Home > Journals > WMLR > Vol. 47 (2005-2006) > Iss. 2 (2005)
William & Mary Law Review
Abstract
It is sometimes argued in the corporate governance literature that the total share of corporate value that can be extracted by a manager is fixed and independent of the avenues through which value is extracted. Shareholders need not worry about an activity such as insider trading, the story goes, because any profits achieved by a manager through insider trading will simply offset conventional compensation. This Article challenges that idea and argues that whether one views the manager's share as being capped by external market forces, set by an optimal principal/agent contract, or limited by saliency and outrage in accordance with the managerial power view of corporate governance, the total value that can and will be appropriated by managers will be a function of the number and type of avenues through which value can be appropriated.
Although analysis of each of the corporate governance mechanisms results in the same directional prediction, the magnitude of the impact of expanding channels of appropriation depends on which mechanism dominates.

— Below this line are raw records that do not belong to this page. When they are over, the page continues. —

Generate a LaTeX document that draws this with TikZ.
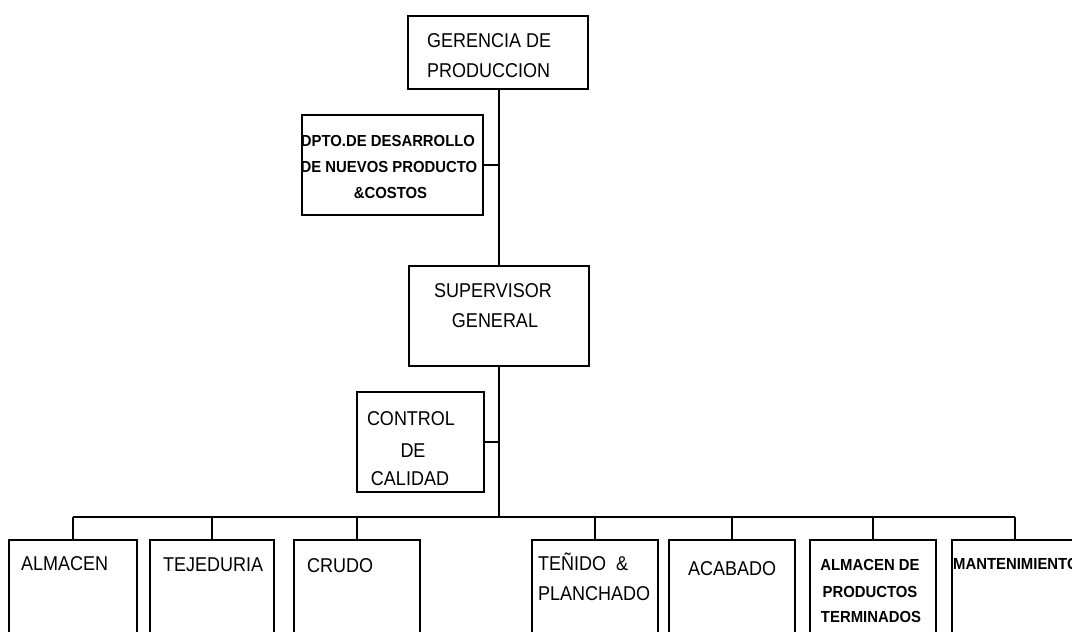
\documentclass[tikz,border=0pt]{standalone}
\usepackage{fontspec}
\setmainfont{Liberation Sans}
\newfontfamily\orgfont{Liberation Sans}[FakeStretch=0.9]
\newfontfamily\orgboldfont{Liberation Sans}[FakeStretch=0.93]
\begin{document}
\begin{tikzpicture}[x=1pt,y=-1pt,
  orgbox/.style={draw=black, line width=1.6pt, inner sep=0pt, fill=none},
  link/.style={draw=black, line width=1.6pt},
  bigtxt/.style={inner sep=0pt, font=\orgfont\fontsize{20}{24}\selectfont},
  smalltxt/.style={inner sep=0pt, font=\orgboldfont\bfseries\fontsize{16}{19}\selectfont}]

\useasboundingbox (0,0) rectangle (1072,632);
\fill[white] (0,0) rectangle (1072,632);
\clip (0,0) rectangle (1072,632);

% upper chain of boxes
\node[orgbox, minimum width=180pt, minimum height=73pt]  (ger)  at (498,52.5) {};
\node[orgbox, minimum width=181pt, minimum height=100pt] (dpto) at (392.5,165) {};
\node[orgbox, minimum width=180pt, minimum height=100pt] (sup)  at (499,316) {};
\node[orgbox, minimum width=127pt, minimum height=100pt] (ctrl) at (420.5,442) {};

% lower row of boxes (running past the lower edge)
\node[orgbox, minimum width=128pt, minimum height=160pt] (alm) at (73,620) {};
\node[orgbox, minimum width=124pt, minimum height=160pt] (tej) at (212,620) {};
\node[orgbox, minimum width=126pt, minimum height=160pt] (cru) at (357,620) {};
\node[orgbox, minimum width=126pt, minimum height=160pt] (ten) at (595,620) {};
\node[orgbox, minimum width=126pt, minimum height=160pt] (aca) at (732,620) {};
\node[orgbox, minimum width=126pt, minimum height=160pt] (apt) at (873,620) {};
\node[orgbox, minimum width=126pt, minimum height=160pt] (man) at (1015,620) {};

% connectors
\coordinate (bus) at (499,517);
\draw[link] (sup.north |- ger.south) -- (sup.north);
\draw[link] (dpto.east) -- (dpto.east -| sup.north);
\draw[link] (sup.south) -- (sup.south |- bus);
\draw[link] (ctrl.east) -- (ctrl.east -| sup.south);
\draw[link] (alm.north |- bus) -- (man.north |- bus);
\foreach \b in {alm,tej,cru,ten,aca,apt,man}
  \draw[link] (\b.north) -- (\b.north |- bus);

% texts
\node[bigtxt, anchor=base west] (t-ger1) at (427,47) {GERENCIA DE};
\node[bigtxt, anchor=base west] (t-ger2) at (427,77) {PRODUCCION};

\node[smalltxt, anchor=base] (t-dpto1) at (388,146) {DPTO.DE DESARROLLO};
\node[smalltxt, anchor=base] (t-dpto2) at (389,172) {DE NUEVOS PRODUCTO};
\node[smalltxt, anchor=base] (t-dpto3) at (390.5,198) {\&COSTOS};

\node[bigtxt, anchor=base] (t-sup1) at (493,297) {SUPERVISOR};
\node[bigtxt, anchor=base] (t-sup2) at (495,327) {GENERAL};

\node[bigtxt, anchor=base] (t-ctrl1) at (411,425) {CONTROL};
\node[bigtxt, anchor=base] (t-ctrl2) at (413,457) {DE};
\node[bigtxt, anchor=base] (t-ctrl3) at (410,485) {CALIDAD};

\node[bigtxt, anchor=base west] (t-alm) at (21,570) {ALMACEN};
\node[bigtxt, anchor=base west] (t-tej) at (163,571) {TEJEDURIA};
\node[bigtxt, anchor=base west] (t-cru) at (307,572) {CRUDO};
\node[bigtxt, anchor=base west] (t-ten1) at (538,570) {TEÑIDO\ \ \&};
\node[bigtxt, anchor=base west] (t-ten2) at (538,600) {PLANCHADO};
\node[bigtxt, anchor=base west] (t-aca) at (688,575) {ACABADO};

\node[smalltxt, anchor=base] (t-apt1) at (870,570) {ALMACEN DE};
\node[smalltxt, anchor=base] (t-apt2) at (870,597) {PRODUCTOS};
\node[smalltxt, anchor=base] (t-apt3) at (871,622) {TERMINADOS};

\node[smalltxt, anchor=base west] (t-man) at (953,569) {MANTENIMIENTO};
\end{tikzpicture}
\end{document}
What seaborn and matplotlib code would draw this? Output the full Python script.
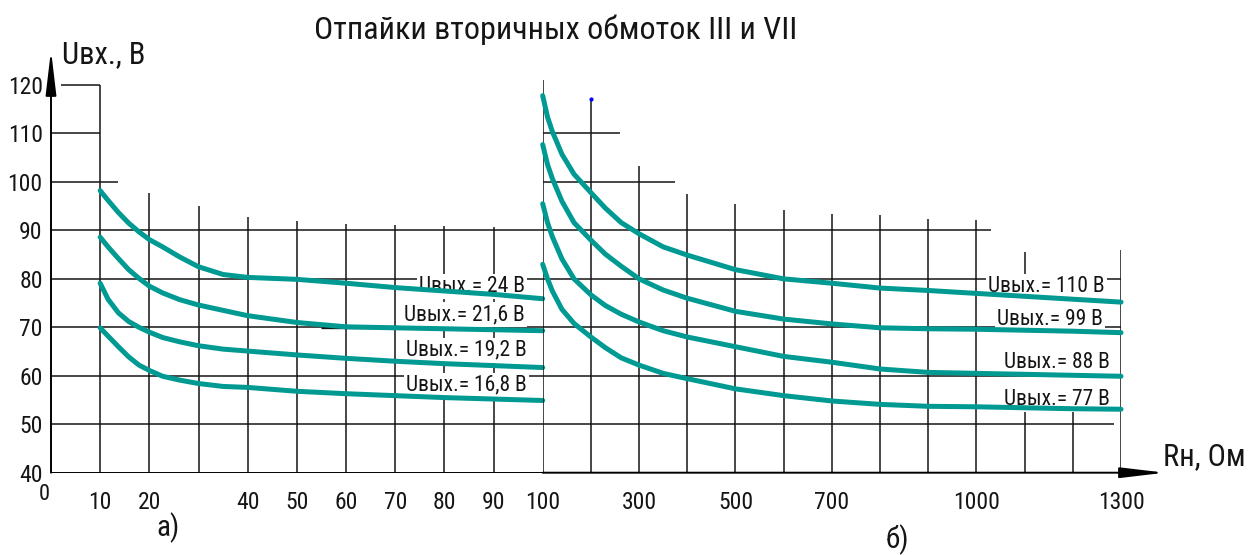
import matplotlib
matplotlib.use('Agg')
import matplotlib.pyplot as plt
from matplotlib import font_manager
import seaborn as sns
import pandas as pd

# panel a): R = 10..100 Ohm
r_a = [10, 11.6, 13.7, 15.8, 17.9, 20, 22.7, 26.2, 30, 35, 40, 50, 60, 70, 80, 90, 100]
u_24 = [98.2, 96.2, 93.7, 91.5, 89.7, 88.1, 86.6, 84.5, 82.5, 80.9, 80.3,
        79.9, 79.1, 78.2, 77.5, 76.8, 75.9]
u_216 = [88.6, 86.6, 84.2, 81.9, 80.1, 78.5, 77.1, 75.7, 74.6, 73.5, 72.4,
         71.0, 70.1, 69.9, 69.7, 69.5, 69.3]
u_192 = [79.1, 75.8, 73.0, 71.2, 70.0, 69.0, 67.9, 67.0, 66.2, 65.5, 65.1,
         64.3, 63.6, 63.0, 62.5, 62.1, 61.7]
u_168 = [69.9, 68.2, 66.0, 63.9, 62.2, 61.1, 59.9, 59.1, 58.4, 57.8, 57.6,
         56.8, 56.3, 55.9, 55.5, 55.2, 54.9]
labels_a = ['24 В', '21,6 В', '19,2 В', '16,8 В']

# panel б): R = 100..1300 Ohm
r_b = [100, 110, 120, 140, 165, 200, 230, 263, 300, 350, 400, 500, 600, 700,
       800, 900, 1000, 1100, 1200, 1300]
u_110 = [117.8, 113.4, 110.4, 105.7, 101.6, 97.8, 94.6, 91.6, 89.3, 86.6, 84.9,
         81.9, 80.0, 79.1, 78.1, 77.6, 77.0, 76.4, 75.8, 75.2]
u_99 = [107.7, 103.6, 100.7, 96.0, 91.6, 88.0, 85.1, 82.6, 80.0, 77.7, 76.0,
        73.3, 71.7, 70.7, 69.9, 69.7, 69.6, 69.4, 69.2, 68.9]
u_88 = [95.5, 91.6, 88.7, 84.1, 80.0, 76.7, 74.5, 72.7, 71.1, 69.3, 68.0,
        66.0, 64.0, 62.8, 61.4, 60.7, 60.5, 60.3, 60.1, 59.9]
u_77 = [83.0, 80.0, 77.5, 73.7, 70.8, 68.0, 65.8, 63.7, 62.2, 60.5, 59.4,
        57.3, 55.9, 54.8, 54.1, 53.7, 53.6, 53.4, 53.2, 53.1]
labels_b = ['110 В', '99 В', '88 В', '77 В']

ticks_a = [10, 20, 40, 50, 60, 70, 80, 90, 100]
ticks_b = [300, 500, 700, 1000, 1300]
ticks_u = [40, 50, 60, 70, 80, 90, 100, 110, 120]

# irregular drawing grid (hand drawn sheet)
va_r = [10, 20, 30, 40, 50, 60, 70, 80, 90]
va_top = [120, 97.7, 95.1, 92.8, 92.0, 91.4, 91.2, 91.0, 90.8]
ha_u = [120, 110, 100, 90, 80, 70, 60, 50]
ha_from = [2, 0, 0, 0, 0, 0, 0, 0]
ha_to = [10, 10, 13.7, 100, 100, 100, 100, 100]
vb_r = [100, 200, 300, 400, 500, 600, 700, 800, 900, 1000, 1300]
vb_top = [121.0, 117.0, 103.3, 97.5, 95.5, 94.2, 93.4, 93.2, 92.4, 92.2, 85.9]
vb_short_r = [1100, 1100, 1200]
vb_short_lo = [80.5, 40, 40]
vb_short_hi = [85.5, 52.9, 52.9]
hb_u = [110, 100, 90, 80, 70, 60, 50]
hb_to = [261, 374, 1030, 1300, 1300, 1300, 1286]

TEAL = '#009a93'
INK = '#151515'


def pick_font():
    names = {f.name: f for f in font_manager.fontManager.ttflist}
    for n in ['Liberation Sans Narrow', 'Roboto Condensed', 'Open Sans Condensed',
              'DejaVu Sans Condensed', 'Noto Sans Condensed']:
        if n in names:
            return n, 'normal', 1.0
    for f in font_manager.fontManager.ttflist:
        if f.name in ('Noto Sans', 'DejaVu Sans', 'Open Sans', 'Roboto') and \
                str(f.stretch) in ('condensed', 'semi-condensed', 'extra-condensed'):
            return f.name, f.stretch, 0.95
    return 'DejaVu Sans', 'normal', 0.78


sns.set_theme(style='white')
fname, fstretch, fs = pick_font()
plt.rcParams['font.family'] = [fname, 'DejaVu Sans']
plt.rcParams['font.stretch'] = fstretch

W, H = 1254, 555
fig = plt.figure(figsize=(W / 100, H / 100), dpi=100)
x0, xm, x1, y0 = 51, 542.7, 1121, 472.7
pv = 4.846
ax_a = fig.add_axes([x0 / W, 1 - y0 / H, (xm - x0) / W, 85 * pv / H])
ax_b = fig.add_axes([xm / W, 1 - y0 / H, (x1 - xm) / W, 85 * pv / H])
ax_a.set_xlim(0, 100)
ax_b.set_xlim(100, 1300)
for ax in (ax_a, ax_b):
    ax.set_ylim(40, 125)
    ax.patch.set_alpha(0)
    for s in ax.spines.values():
        s.set_visible(False)
    ax.tick_params(length=0, colors=INK, labelsize=17 * fs)

# grid
ax_a.vlines(va_r, 40, va_top, color=INK, lw=1.1, zorder=1)
ax_a.hlines(ha_u, ha_from, ha_to, color=INK, lw=1.1, zorder=1)
ax_a.hlines(70, 55, 70.5, color=INK, lw=2.4, zorder=1)
ax_b.vlines(vb_r, 40, vb_top, color=INK, lw=1.1, zorder=1)
ax_b.vlines(vb_short_r, vb_short_lo, vb_short_hi, color=INK, lw=1.1, zorder=1)
ax_b.hlines(hb_u, 100, hb_to, color=INK, lw=1.1, zorder=1)
ax_b.plot([200], [117.2], marker='o', ms=2, color='blue', zorder=1)

# axes with arrows
arrow = dict(arrowstyle='-|>,head_length=1.35,head_width=0.16', color='black',
             lw=1.4, shrinkA=0, shrinkB=0, mutation_scale=20)
ax_a.annotate('', xy=(0, 127.2), xytext=(0, 40), arrowprops=arrow, annotation_clip=False)
ax_a.hlines(40, 0, 100, color='black', lw=1.4, zorder=1)
ax_b.annotate('', xy=(1391, 40), xytext=(100, 40), arrowprops=arrow, annotation_clip=False)

# curves
df_a = pd.DataFrame({'R': r_a * 4, 'U': u_24 + u_216 + u_192 + u_168,
                     'curve': sum([[l] * len(r_a) for l in labels_a], [])})
df_b = pd.DataFrame({'R': r_b * 4, 'U': u_110 + u_99 + u_88 + u_77,
                     'curve': sum([[l] * len(r_b) for l in labels_b], [])})
for df, ax in ((df_a, ax_a), (df_b, ax_b)):
    sns.lineplot(data=df, x='R', y='U', hue='curve', palette=[TEAL] * 4, lw=3.6,
                 legend=False, sort=False, estimator=None, ax=ax, zorder=3,
                 solid_capstyle='round', solid_joinstyle='round')
    for ln in ax.lines:
        ln.set_clip_on(False)
    ax.set_xlabel('')
    ax.set_ylabel('')

ax_a.set_xticks(ticks_a, [str(t) for t in ticks_a])
ax_a.set_yticks(ticks_u, [str(t) for t in ticks_u])
ax_b.set_xticks(ticks_b, [str(t) for t in ticks_b])
ax_b.set_yticks([])
ax_a.tick_params(axis='x', pad=13)
ax_b.tick_params(axis='x', pad=13)
ax_a.tick_params(axis='y', pad=6)

# curve labels
box = dict(facecolor='white', edgecolor='none', pad=1.5)
lab_pos_a = [(96.4, 77.3), (96.4, 71.5), (96.8, 64.1), (96.8, 56.9)]
lab_pos_b = [(1267, 77.3), (1263, 70.5), (1277, 61.6), (1277, 53.9)]
for (r, u), l in zip(lab_pos_a, labels_a):
    ax_a.text(r, u, 'Uвых.= ' + l, ha='right', va='baseline', fontsize=15.5 * fs,
              color=INK, bbox=box, zorder=2)
for (r, u), l in zip(lab_pos_b, labels_b):
    ax_b.text(r, u, 'Uвых.= ' + l, ha='right', va='baseline', fontsize=15.5 * fs,
              color=INK, bbox=box, zorder=2)

fig.text(556 / W, 1 - 30 / H, 'Отпайки вторичных обмоток III и VII', ha='center',
         va='center', fontsize=23 * fs, color=INK)
fig.text(62 / W, 1 - 63 / H, 'Uвх., В', ha='left', va='baseline', fontsize=22 * fs, color=INK)
fig.text(1163 / W, 1 - 465 / H, 'Rн, Ом', ha='left', va='baseline', fontsize=22 * fs, color=INK)
fig.text(44 / W, 1 - 495 / H, '0', ha='center', va='center', fontsize=16 * fs, color=INK)
fig.text(168 / W, 1 - 528 / H, 'а)', ha='center', va='center', fontsize=21 * fs, color=INK)
fig.text(897 / W, 1 - 540 / H, 'б)', ha='center', va='center', fontsize=21 * fs, color=INK)

fig.savefig('out.png', dpi=100, facecolor='white')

For example, potential avenues of appropriation that are easily monitored and under the unilateral control of the directors, such as bonuses or perks, should have little effect on incremental appropriation under the optimal contracting model, but could have significant impact under the managerial power model. A review of the relevant empirical literature suggests that additional avenues of appropriation do indeed lead to greater overall appropriation. The evidence, moreover, is largely inconsistent with the optimal contracting view. This analysis highlights a largely overlooked cost of compensation complexity: In all likelihood, the increasing complexity and opacity of executive compensation over the last two decades has contributed to the overall increase in managerial appropriation.